Posted: Sun, 03 Jun 2007

Bush, bloodied and battered here at home, will nevertheless make a stand for the freedom agenda when he goes to Prague next week to speak before the Conference on Democracy and Security. Featured attendees are former Russian gulag prisoner Natan Sharansky and onetime political prisoner (and then prime minister) of Czechoslovakia Vaclav Havel:

[Bush] He may never have a more perfect opportunity to restate the case for moral clarity in the conduct of international relations — and to explain why linking those relations to the advance of democracy and civil rights is a prerequisite to lasting peace and security. …

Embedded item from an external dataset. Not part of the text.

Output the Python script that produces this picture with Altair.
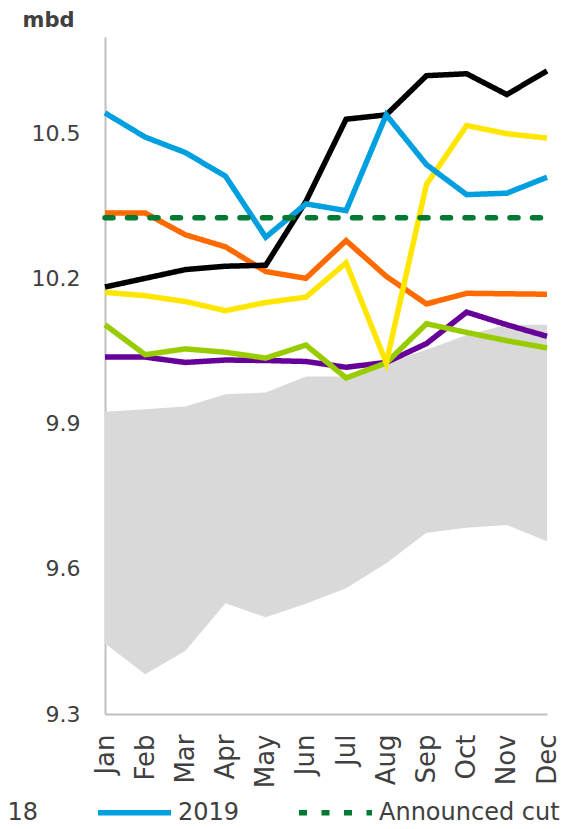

In the 1970s and 1980s, “realists” believed in appeasing Moscow and ignoring dissidents, whom they saw as too weak to make a difference. They didn’t understand that the best way to undermine a totalitarian regime is to weaken the control it exerts over its subjects — and the best way to do that is to amplify the voices from within calling for freedom and democracy.

President Reagan, who did understand, labeled the Soviet Union an “evil empire” and put Moscow’s treatment of dissidents and refuseniks high on the international agenda. The Kremlin eventually caved under the pressure that resulted.

What worked in the Cold War will work in the conflict with radical Islam, Sharansky insists, if only the free world will support the beleaguered human rights and democracy advocates in Iran and the Arab world. “If President Bush will say clearly to democratic dissidents in the Middle East, ‘You are our partners, and we are going to work through you’ — that would strengthen their position tremendously.”

Our strongest weapon against the global jihad, says Sharansky, is that people prefer to live in freedom, not fear. “Help those people who are fighting for it from within,” he pleads. “That is the most important thing.”

Yes it is. Although democracy is far superior (because it is the fairest, to the most people) to any other system of government known to man, people across the globe should come to that realization on their own…if they can We cannot and should not impose our way of life—which works so well for us—on others.

But we can and should support those people living in police states, under constant scrutiny by totalitarian regimes, who are working to overthrow their cruel masters so that they too may live in freedom. Like us, they deserve the human right to pursue life, liberty, and happiness.

And spare a thought for peace activist Ali Shakeri, scholars Haleh Esfandiari and Kian Tajbakhsh, and journalist Parnaz Azima. And for Ingrid Betancourt and Clara Rojas.

Let your conscience be your guide. Think anti-totalitarianism, not anti-Bushism.